License to kill

Vesper Lynd. A woman enticing enough to not only get into James Bond’s bed, but also the only one to capture (and break) his heart. Vesper was born on a “dark and stormy” evening, and to commemorate that night, her parents named her after the Latin word for evening. And the perfect drink for an elegant evening is the one named after her, a Vesper Martini.

Ms. Lynd was such an exceptional woman, that even Bond, in his usual tuxedo, was not dapper enough to escort her to the casino. As she noted, “there are dinner jackets, and there are dinner jackets” and presented him with a perfectly tailored, grosgrain, one-button, peak-lapelled 1 (the only lapel allowed at the Tuxedo Club) tuxedo, making sure that he was a cut above and stood out from the other well-heeled men in Montenegro’s Casino Royale (it should also be noted that Bond went sans cummerbund, which gives a clean and modern look to the tux) before she would allow him to escort her to the poker table.

On those evenings when you want to elevate yourself from the other guys—as if your perfectly tailored tuxedo 2 was not enough—steal a page from Bond, and pair yourself with a Vesper.

Ingredients:

2.5 oz. gin (Plymouth Navy Strength is preferable)
.75 oz vodka (your favorite premium brand)
.5 oz Lillet Blanc (Note: the original recipe called for Kina Lillet, which no longer exists, so you can add a dash of Angostura bitters to replicate the quinine flavor notes, but I find the drink is just fine without it, or, in a pinch, try Cocchi Americano)

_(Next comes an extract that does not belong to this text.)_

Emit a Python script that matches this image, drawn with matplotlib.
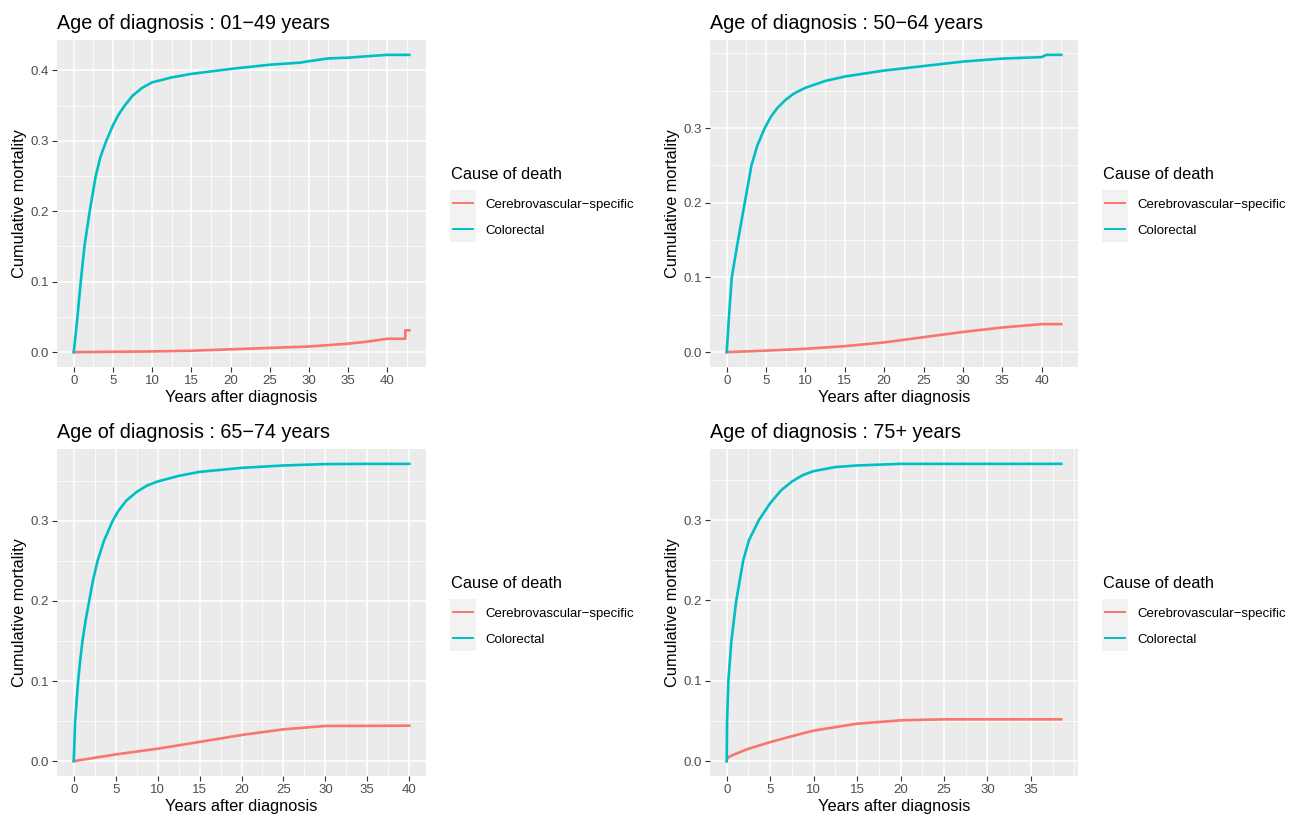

Words by: THE RAKISH BON VIVANT

Unilike Bond, Stir (Don’t Shake)

Strain into a chilled martini glass
Garnish with a lemon twist

This “perfected version” is close to the original that 007 orders in the 1953 novel: a martini with “three measures of Gordon’s, one of vodka, half a measure of Kina Lillet. Shake it very well until it’s ice cold, then add a large slice of lemon.” Today, however, some bars (or my friend, The Tattooed Finn) swap the measurements on the liquor and use 3 parts vodka to 1 part gin. If you prefer your martinis with vodka (which, as most purists would point out, is not a martini…), you can try this version instead, but I prefer the original.

Either way, for those nights when you are not satisfied being just one of the crowd, stride up to the bar, and order a Vesper. After all, if it is good enough for Bond, it is good enough for us mortals.

Courtesy of our friend, The Rakish Bon Vivant.

1 A tuxedo lapel is normally cut in a peak lapel, which is considered the most formal, or in a shawl collar, which is considered less formal because it is derived from the smoking jacket. These days, a notched lapel, like that commonly found on a business suit, can also be found on a tuxedo, and was first seen on James Bond in Goldfinger.

2 Every man who is past the age of attending prom should own his own tux and leave rentals to those who still buy corsages for their dates.